Billy had suffered immensely under this brutal process of extermination, living as an orphan in poverty. He agrees to accompany Clare, mostly because he wishes to reunite with his extended family in the north. Clare, who is not without her own prejudices, is trying to deal with her grief and is fighting for her own sanity. Initially she has little patience for Billy, calling him “boy,” while refusing to cease threatening him with her gun.
Nevertheless, the relationship between the two develops into the standout feature of the film.
In a pivotal and touching scene Clare and Billy begin to overcome their prejudices. Sitting by a campfire, the two trade stories. Billy at first claims “You England” and “same as those who took me from my home and family.” Clare is shocked to find he puts her in the same category as those she is pursuing. She clarifies that she is “Ireland” speaking in Gaelic to prove it, “I hate the English,” she says. “You Ireland!” Billy repeats, a wave of understanding rolling over him.
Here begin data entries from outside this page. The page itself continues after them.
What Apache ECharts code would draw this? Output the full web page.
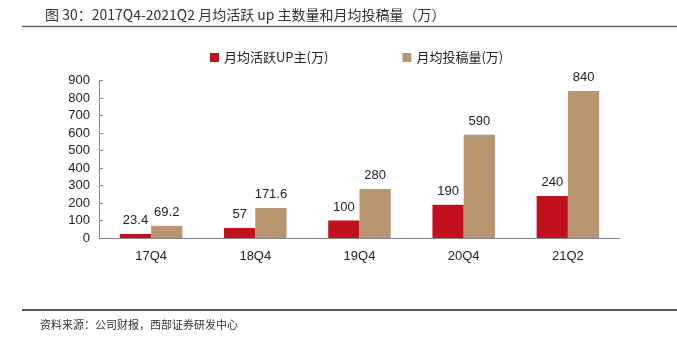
<!DOCTYPE html>
<html><head><meta charset="utf-8">
<script src="https://cdn.jsdelivr.net/npm/echarts@6/dist/echarts.min.js"></script>
<style>html,body{margin:0;padding:0;background:#fff}#c{width:677px;height:344px}</style>
</head><body><div id="c"></div>
<script>
const categories = ['17Q4', '18Q4', '19Q4', '20Q4', '21Q2'];
const activeUp = [23.4, 57, 100, 190, 240];
const submissions = [69.2, 171.6, 280, 590, 840];
const seriesNames = ['月均活跃UP主(万)', '月均投稿量(万)'];
const yTicks = { min: 0, max: 900, interval: 100 };

const chart = echarts.init(document.getElementById('c'), null, { renderer: 'canvas' });
const cjk = '"Noto Sans CJK SC", sans-serif';
const lat = '"Liberation Sans", Arial, sans-serif';
chart.setOption({
  animation: false,
  title: {
    text: '图 30：2017Q4-2021Q2 月均活跃 up 主数量和月均投稿量（万）',
    left: 40, top: 3,
    textStyle: { fontFamily: cjk, fontSize: 14, fontWeight: 'normal', color: '#333' }
  },
  graphic: [
    { type: 'line', shape: { x1: 22, y1: 26.5, x2: 677, y2: 26.5 }, style: { stroke: '#666', lineWidth: 1.5 } },
    { type: 'line', shape: { x1: 22, y1: 310, x2: 677, y2: 310 }, style: { stroke: '#555', lineWidth: 2 } },
    { type: 'text', left: 40, top: 319, style: { text: '资料来源：公司财报，西部证券研发中心', font: '11px "Noto Sans CJK SC"', fill: '#333' } }
  ],
  legend: {
    top: 46, left: 205, itemGap: 74, itemWidth: 9, itemHeight: 9, icon: 'rect',
    textStyle: { fontFamily: cjk, fontSize: 13, color: '#222' },
    data: seriesNames
  },
  grid: { left: 99, right: 57, top: 80.5, bottom: 106 },
  xAxis: {
    type: 'category', data: categories,
    axisLine: { lineStyle: { color: '#888' } },
    axisTick: { inside: true, length: 4, lineStyle: { color: '#888' } },
    axisLabel: { fontFamily: lat, fontSize: 13, color: '#222', margin: 12 }
  },
  yAxis: {
    type: 'value', min: yTicks.min, max: yTicks.max, interval: yTicks.interval,
    splitLine: { show: false },
    axisLine: { show: true, lineStyle: { color: '#888' } },
    axisTick: { show: true, inside: true, length: 4, lineStyle: { color: '#888' } },
    axisLabel: { fontFamily: lat, fontSize: 13, color: '#222', margin: 9 }
  },
  series: [
    { name: seriesNames[0], type: 'bar', data: activeUp, barWidth: '30%', barGap: '0%',
      itemStyle: { color: '#C2101D' },
      label: { show: true, position: 'top', distance: 7, fontFamily: lat, fontSize: 13, color: '#222' } },
    { name: seriesNames[1], type: 'bar', data: submissions, barWidth: '30%',
      itemStyle: { color: '#B8966F' },
      label: { show: true, position: 'top', distance: 7, fontFamily: lat, fontSize: 13, color: '#222' } }
  ]
});
</script></body></html>
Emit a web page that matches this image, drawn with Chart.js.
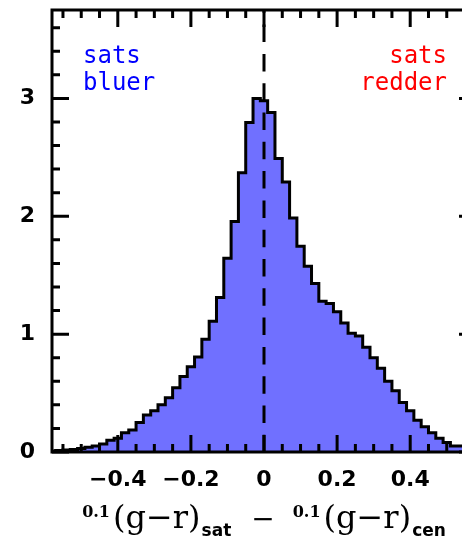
<!DOCTYPE html>
<html>
<head>
<meta charset="utf-8">
<script src="https://cdn.jsdelivr.net/npm/chart.js@4.4.0/dist/chart.umd.min.js"></script>
<style>
  html, body { margin: 0; padding: 0; background: #fff; overflow: hidden; }
  #wrap { width: 490px; height: 542px; }
</style>
</head>
<body>
<div id="wrap"><canvas id="histChart" width="490" height="542"></canvas></div>
<script>
// satellite minus central colour, normalised histogram, bins of 0.02
const binCenters = [
  -0.58, -0.56, -0.54, -0.52, -0.50, -0.48, -0.46, -0.44, -0.42, -0.40,
  -0.38, -0.36, -0.34, -0.32, -0.30, -0.28, -0.26, -0.24, -0.22, -0.20,
  -0.18, -0.16, -0.14, -0.12, -0.10, -0.08, -0.06, -0.04, -0.02, 0.00,
  0.02, 0.04, 0.06, 0.08, 0.10, 0.12, 0.14, 0.16, 0.18, 0.20,
  0.22, 0.24, 0.26, 0.28, 0.30, 0.32, 0.34, 0.36, 0.38, 0.40,
  0.42, 0.44, 0.46, 0.48, 0.50, 0.52, 0.54
];
const binValues = [
  0.005, 0.008, 0.012, 0.016, 0.022, 0.030, 0.040, 0.050, 0.068, 0.100,
  0.116, 0.164, 0.187, 0.250, 0.314, 0.350, 0.400, 0.460, 0.545, 0.640,
  0.724, 0.805, 0.957, 1.110, 1.310, 1.644, 1.955, 2.370, 2.795, 3.000,
  2.980, 2.880, 2.490, 2.290, 1.985, 1.745, 1.575, 1.430, 1.280, 1.260,
  1.190, 1.095, 1.007, 0.985, 0.888, 0.800, 0.710, 0.600, 0.520, 0.420,
  0.350, 0.270, 0.215, 0.164, 0.116, 0.080, 0.050
];
const binWidth = 0.02;

const xTickVals = [-0.4, -0.2, 0, 0.2, 0.4];
const yTickVals = [0, 1, 2, 3];
const xRange = [-0.58, 0.58];
const yRange = [0, 3.75];
const xMajorStep = 0.2, xMinorStep = 0.05;
const yMajorStep = 1, yMinorStep = 0.2;

// step outline: one point per left bin edge, plus the closing right edge
const histPoints = binCenters.map((c, i) => ({ x: c - binWidth / 2, y: binValues[i] }));
histPoints.push({ x: binCenters[binCenters.length - 1] + binWidth / 2, y: binValues[binValues.length - 1] });

const fmt = v => (v === 0 ? '0' : (v < 0 ? '\u2212' : '') + Math.abs(v).toString());

function tickRun(min, max, step, major) {
  const out = [];
  for (let k = Math.ceil(min / step - 1e-9); k <= Math.floor(max / step + 1e-9); k++) {
    const v = k * step;
    const r = v / major;
    out.push({ v, major: Math.abs(r - Math.round(r)) < 1e-6 });
  }
  return out;
}

const framePlugin = {
  id: 'frame',
  afterDatasetsDraw(chart) {
    const { ctx, chartArea: a, scales: { x, y } } = chart;
    ctx.save();
    ctx.strokeStyle = '#000';
    ctx.lineWidth = 3;

    // dashed line at zero
    const x0 = x.getPixelForValue(0);
    ctx.setLineDash([17.5, 11.8]);
    ctx.lineDashOffset = 14.7;
    ctx.beginPath();
    ctx.moveTo(x0, a.top);
    ctx.lineTo(x0, a.bottom);
    ctx.stroke();
    ctx.setLineDash([]);

    // box
    ctx.strokeRect(a.left, a.top, a.right - a.left, a.bottom - a.top);

    // inward ticks on all four sides
    ctx.beginPath();
    tickRun(xRange[0], xRange[1], xMinorStep, xMajorStep).forEach(t => {
      const px = x.getPixelForValue(t.v);
      const len = t.major ? 17 : 8;
      ctx.moveTo(px, a.bottom); ctx.lineTo(px, a.bottom - len);
      ctx.moveTo(px, a.top); ctx.lineTo(px, a.top + len);
    });
    tickRun(yRange[0], yRange[1], yMinorStep, yMajorStep).forEach(t => {
      const py = y.getPixelForValue(t.v);
      const len = t.major ? 17 : 8;
      ctx.moveTo(a.left, py); ctx.lineTo(a.left + len, py);
      ctx.moveTo(a.right, py); ctx.lineTo(a.right - len, py);
    });
    ctx.stroke();
    ctx.restore();
  },
  afterDraw(chart) {
    const { ctx, chartArea: a, scales: { x } } = chart;
    ctx.save();

    // corner notes
    ctx.font = '24px "DejaVu Sans Mono"';
    ctx.textBaseline = 'alphabetic';
    ctx.fillStyle = '#0000ff';
    ctx.textAlign = 'left';
    ctx.fillText('sats', a.left + 31, a.top + 53);
    ctx.fillText('bluer', a.left + 31, a.top + 80);
    ctx.fillStyle = '#ff0000';
    ctx.textAlign = 'right';
    ctx.fillText('sats', a.right - 29, a.top + 53);
    ctx.fillText('redder', a.right - 29, a.top + 80);

    // axis title with super/subscripts
    const sup = 'bold 16px "DejaVu Serif"';
    const main = '32px "DejaVu Serif"';
    const sub = 'bold 17px "DejaVu Sans"';
    const parts = [
      { t: '0.1', f: sup, dy: -11, gap: 3 },
      { t: '(g\u2212r)', f: main, dy: 0, gap: 1 },
      { t: 'sat', f: sub, dy: 8, gap: 20 },
      { t: '\u2212', f: '28px "DejaVu Serif"', dy: 0, gap: 18 },
      { t: '0.1', f: sup, dy: -11, gap: 3 },
      { t: '(g\u2212r)', f: main, dy: 0, gap: 1 },
      { t: 'cen', f: sub, dy: 8, gap: 0 }
    ];
    let total = 0;
    parts.forEach(p => {
      ctx.font = p.f;
      p.w = ctx.measureText(p.t).width;
      total += p.w + p.gap;
    });
    let cx = x.getPixelForValue(0) - total / 2;
    const base = a.bottom + 76;
    ctx.fillStyle = '#000';
    ctx.textAlign = 'left';
    parts.forEach(p => {
      ctx.font = p.f;
      ctx.fillText(p.t, cx, base + p.dy);
      cx += p.w + p.gap;
    });
    ctx.restore();
  }
};

const tickFont = { family: '"DejaVu Sans"', size: 22, weight: 'bold' };

new Chart(document.getElementById('histChart'), {
  type: 'line',
  data: {
    datasets: [{
      data: histPoints,
      stepped: 'after',
      fill: 'origin',
      backgroundColor: '#7070ff',
      borderColor: '#000',
      borderWidth: 3,
      borderJoinStyle: 'miter',
      pointRadius: 0,
      tension: 0
    }]
  },
  options: {
    responsive: false,
    animation: false,
    layout: { padding: { left: 0, top: 10, right: 14, bottom: 0 } },
    plugins: { legend: { display: false }, tooltip: { enabled: false } },
    scales: {
      x: {
        type: 'linear',
        min: xRange[0],
        max: xRange[1],
        grid: { display: false, drawTicks: false },
        border: { display: false },
        afterBuildTicks: s => { s.ticks = xTickVals.map(v => ({ value: v })); },
        afterFit: s => { s.height = 90; s.paddingLeft = 0; s.paddingRight = 0; },
        ticks: { color: '#000', font: tickFont, padding: 15, maxRotation: 0, autoSkip: false, callback: v => fmt(v) }
      },
      y: {
        min: yRange[0],
        max: yRange[1],
        grid: { display: false, drawTicks: false },
        border: { display: false },
        afterBuildTicks: s => { s.ticks = yTickVals.map(v => ({ value: v })); },
        afterFit: s => { s.width = 52; s.paddingTop = 0; s.paddingBottom = 0; },
        ticks: { color: '#000', font: tickFont, padding: 17, callback: v => fmt(v) }
      }
    }
  },
  plugins: [framePlugin]
});
</script>
</body>
</html>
Billy explains that, abducted as a youth, he was forced to do things the “white person way,” and told that hunting and fishing were bad. His family’s land was stolen, and now he has only Black Charlie. From here on, a deeper understanding develops between Billy and Clare, built on shared suffering and a mutual contempt for the English colonists, but also on growing affection and support for one another, until the film’s moving denouement in Launceston.
Jennifer Kent’s approach to the film is one of empathy towards her characters. “To me,” she said in one interview, “the fact that Billy and Clare can connect from one human being to another, after what they’ve been through, is a beautiful thing. It’s a miracle. So colonialism is there [in the film], but it comes through the characters.” This shines through the entire narrative, which effectively and convincingly brings these two sufferers of colonial oppression together. We are even led to feel a certain sympathy, or pity, for Lieutenant Hawkins, who has suffered, in his own way, for years under brutal conditions.
Kent has courageously discussed and emphasised the need for artists to look at this uncomfortable history in a thorough and objective manner. Indeed, she deserves credit for exploring historical issues that have largely been ignored by the film industry, while approaching the work with rigor and researching the subject for at least five years prior to shooting.
The cast also deserves praise for taking on such weighty material and demanding conditions. Franciosi has said there were weeks when she was physically and emotionally exhausted, and in the last week of shooting even suffered hypothermia. Claflin does a marvellous job of playing the repellent Lieutenant Hawkins, a role that took more than a year to cast, due, in part, to so many actors turning it down. Baykali, a dancer and first time actor, gives a remarkably emotional and proud performance, for which he won the Marcello Mastroianni Award, given to emerging actors at the Venice film festival.
The Nightingale, which deservedly won the special jury prize at the Venice film festival in 2018, is, at times, difficult to watch. But it is well worth the effort. We look forward with anticipation to Jennifer Kent’s next work.